Baptisttown, the neighborhood surrounding the Evansville African American Museum at South Garvin Street — Sondra Matthews Way — and Lincoln Avenue, is now on the National Register of Historic Places.
Those who worked for years to achieve the designation could be forgiven for uttering sighs of relief. With Baptisttown’s history now officially recognized, officials say the museum has potential new funding avenues.
They say being on the register also brings newfound pride for the museum and what it represents in Evansville.
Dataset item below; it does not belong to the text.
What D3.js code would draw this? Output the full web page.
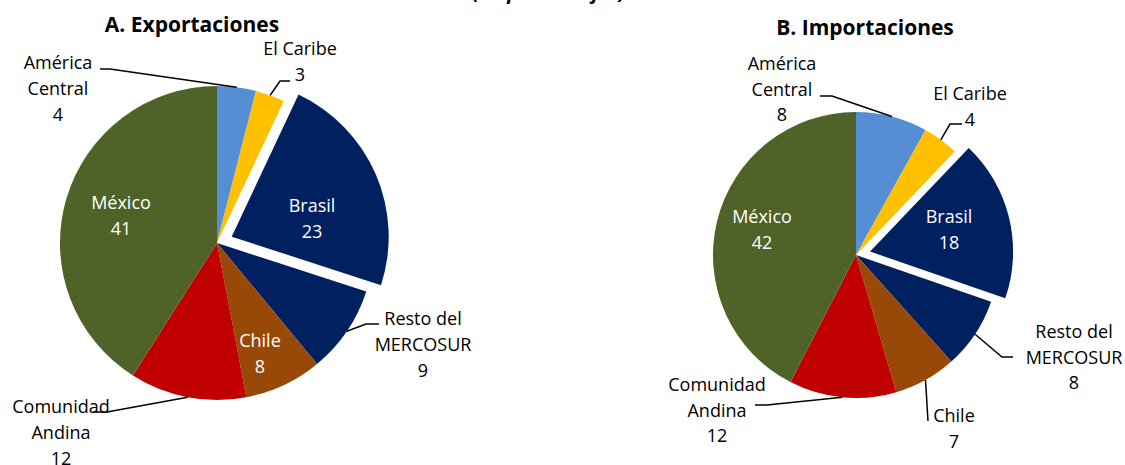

“Some people don’t even know where Baptisttown is,” says Kori Miller, executive director of the museum. “I grew up in Baptisttown and didn’t know it was called that. ‘Baptisttown’ was a pejorative. Some people say, ‘Why should we even celebrate that?’ People took that pejorative and turned it into something positive. There was a togetherness there. There was a pride. Those are things I’d like to see come back to the community.”
The effort to get Baptisttown on the National Register was supposed to start in 2008 when the Evansville Housing Authority tore down the nearby Erie Homes apartment complex. Part of the agreement was that EHA would pay for a National Register nomination for Baptisttown.
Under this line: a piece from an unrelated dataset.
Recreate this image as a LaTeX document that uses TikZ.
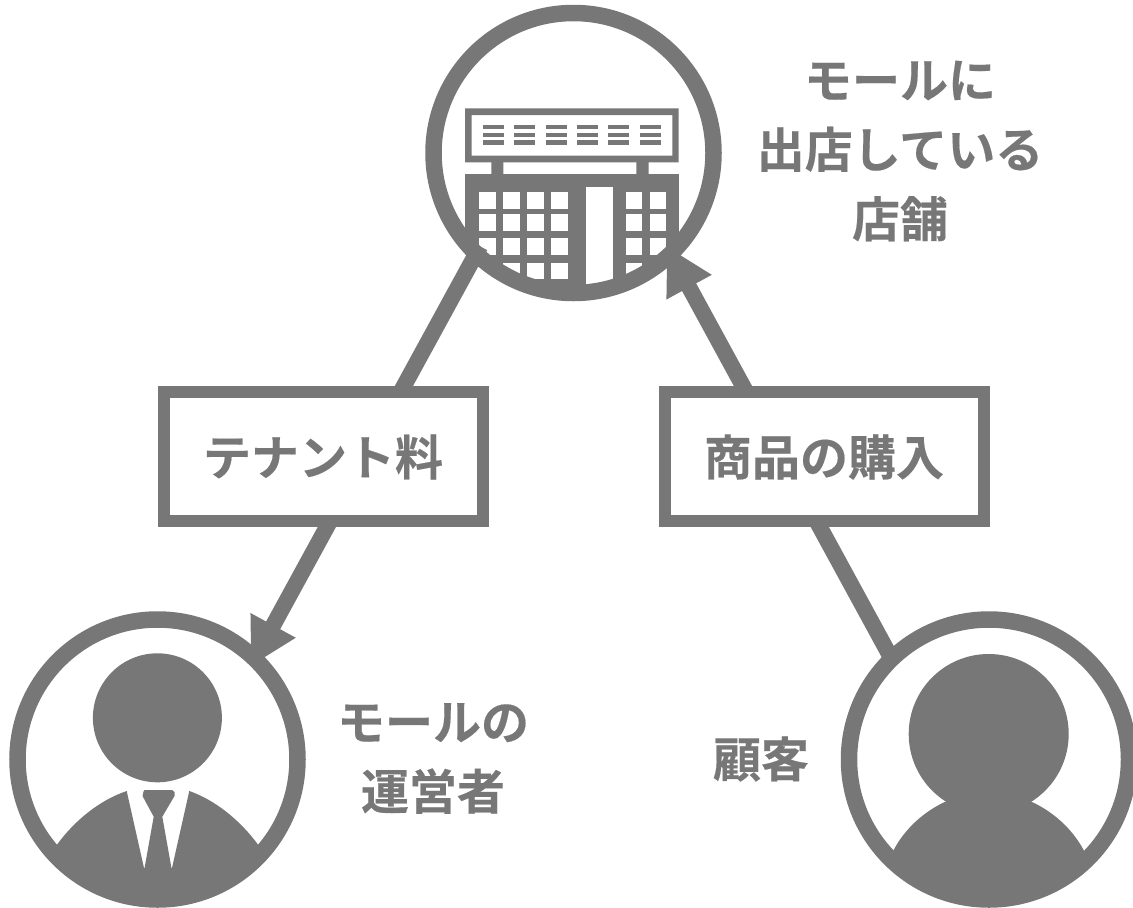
\documentclass[tikz,border=0pt]{standalone}
\usepackage{fontspec}
\newfontfamily\jpfont[FakeBold=0.35]{Noto Sans CJK JP Bold}
\usetikzlibrary{arrows.meta}
\definecolor{ink}{HTML}{777777}
\tikzset{
  hub/.style={circle,inner sep=0pt,outer sep=0pt,minimum size=264pt},
  ringline/.style={draw=ink,line width=16.5pt},
  link/.style={draw=ink,line width=16pt},
  linkarrow/.style={link,-{Triangle[length=46.5pt,width=48pt,fill=ink]}},
  labelbox/.style={draw=ink,line width=12pt,fill=white,minimum width=319pt,minimum height=129pt,inner sep=0pt,outer sep=0pt},
  caption/.style={text=ink,align=center,inner sep=0pt,font=\jpfont\fontsize{48}{69.5}\selectfont}
}
\begin{document}
\begin{tikzpicture}[x=1pt,y=-1pt]
\useasboundingbox (0,0) rectangle (1133,908);
\node[hub] (shop) at (573.5,153) {};
\node[hub] (owner) at (157.5,759.5) {};
\node[hub] (cust) at (989,759.5) {};
% building
\begin{scope}
\clip (573.5,153) circle (134);
\fill[ink,even odd rule] (465,108.3) rectangle (678.7,162.3) (471.7,115) rectangle (672.3,155.7);
\foreach \x in {483,514.3,545.7,577,608.3,639.5}{
  \foreach \y/\h in {124.7/129.3,132.7/137.3,140.3/145.3}{
    \fill[ink] (\x,\y) rectangle (\x+21,\h);
  }
}
\fill[ink] (491.3,162) rectangle (503.3,175) (636.3,162) rectangle (648.7,175);
\fill[ink] (465,174) rectangle (678.7,300);
\fill[white] (585.7,187.3) rectangle (613.3,300);
\foreach \x in {479,503,527,551,625.7,649.7}{
  \foreach \y in {192,214,238.3,262.7}{
    \fill[white] (\x,\y) rectangle (\x+16.7,\y+16.7);
  }
}
\end{scope}
% owner
\begin{scope}
\clip (157.5,759.5) circle (134);
\fill[ink] (157.4,717.8) circle (64.5);
\fill[ink] (40,870) -- (56.7,845) .. controls (75,820) and (100,800) .. (126.7,791)
  -- (144.3,869.3) -- (153.7,816.7) -- (142.5,796) -- (143.5,791.5) -- (144.5,790) -- (172,790) -- (174.5,792) -- (174.5,796) -- (162.3,816.7)
  -- (171.7,869.3) -- (189.3,791) .. controls (215,800) and (240,820) .. (258.3,845) -- (275,870) -- (275,910) -- (40,910) -- cycle;
\end{scope}
% customer
\begin{scope}
\clip (989,759.5) circle (134);
\fill[ink] (988.7,734) circle (80);
\fill[ink] (880,875) -- (893.3,850.7) .. controls (905,828) and (925,811) .. (945.3,801.7) -- (1031.3,801.7)
  .. controls (1052,811) and (1072,828) .. (1084,850.7) -- (1097,875) -- (1097,910) -- (880,910) -- cycle;
\end{scope}
% connectors
\draw[linkarrow] (shop.225) -- (owner.45);
\draw[linkarrow,shorten <=6pt] (cust.135) -- (shop.-45);
% rings
\draw[ringline] (shop.center) circle (140);
\draw[ringline] (owner.center) circle (140);
\draw[ringline] (cust.center) circle (140);
% boxes
\node[labelbox] (fee) at (323,456.5) {};
\node[labelbox] (buy) at (824,456.5) {};
\node[caption] (feetext) at (323,457) {テナント料};
\node[caption] (buytext) at (824,457) {商品の購入};
\node[caption] (shoptext) at (900,151) {モールに\\出店している\\店舗};
\node[caption] (ownertext) at (433,758.5) {モールの\\運営者};
\node[caption] (custtext) at (761,759) {顧客};
\end{tikzpicture}
\end{document}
But that never happened, says Kelley Coures, who was director of the Evansville Department of Metropolitan Development for the last 10 years under former Mayor Lloyd Winnecke. Instead, the application did not lift off until 2021, when Indiana Landmarks became involved.
DMD hired, for $12,000, Indianapolis consultant Kurt Garner, who helped prepare around 200 National Register applications and already was preparing another in the Evansville area.
Coures says Baptisttown had social and cultural significance, boosting its case for inclusion. The neighborhood also was found to have dozens of historic resources such as Lincoln School, a business district, and more.
The process included a mandatory public meeting — “there was no negative feedback from anybody,” Coures says — and after final reviews by the U.S. Department of the Interior and Indiana Department of Natural Resources, local officials learned in December 2023 that Baptisttown landed on the National Register.
To mark the designation, the city will place signs in the area. The city hopes to have one at the museum — in the National Register’s signature black and gold — ready for installation in the first quarter of 2024.
Coures also would like to place markers at Fifth and Cherry Streets where a Carnegie library once stood but was torn down to build Welborn Clinic. Evansville’s library system was segregated until 1952. Another sign is eyed for Martin Luther King Junior Boulevard and Cherry Street on the grounds of Kennedy Tower, the site of a segregated YMCA.
Neighborhood children swam at Miller Pool, which was segregated until 1956. Baptisttown also was the site of a Ku Klux Klan march in 1968.
“There are several places I’d like to get historical markers to celebrate important places that aren’t covered by the National Register,” Kelley says. “In the next couple years, I’ll be lobbying to get these sites marked with a plaque.”
Coures says the designation for Baptisttown “is there forever” and “sends a beacon around the world. Tourists go around the country and world who only travel to see Black history landmarks.”
Baptisttown’s placement on the National Register can mean only good things for the museum, says Miller, who hopes it will help the facility secure some additional funding from organizations devoted to historic preservation.
“The door has been opened,” he says.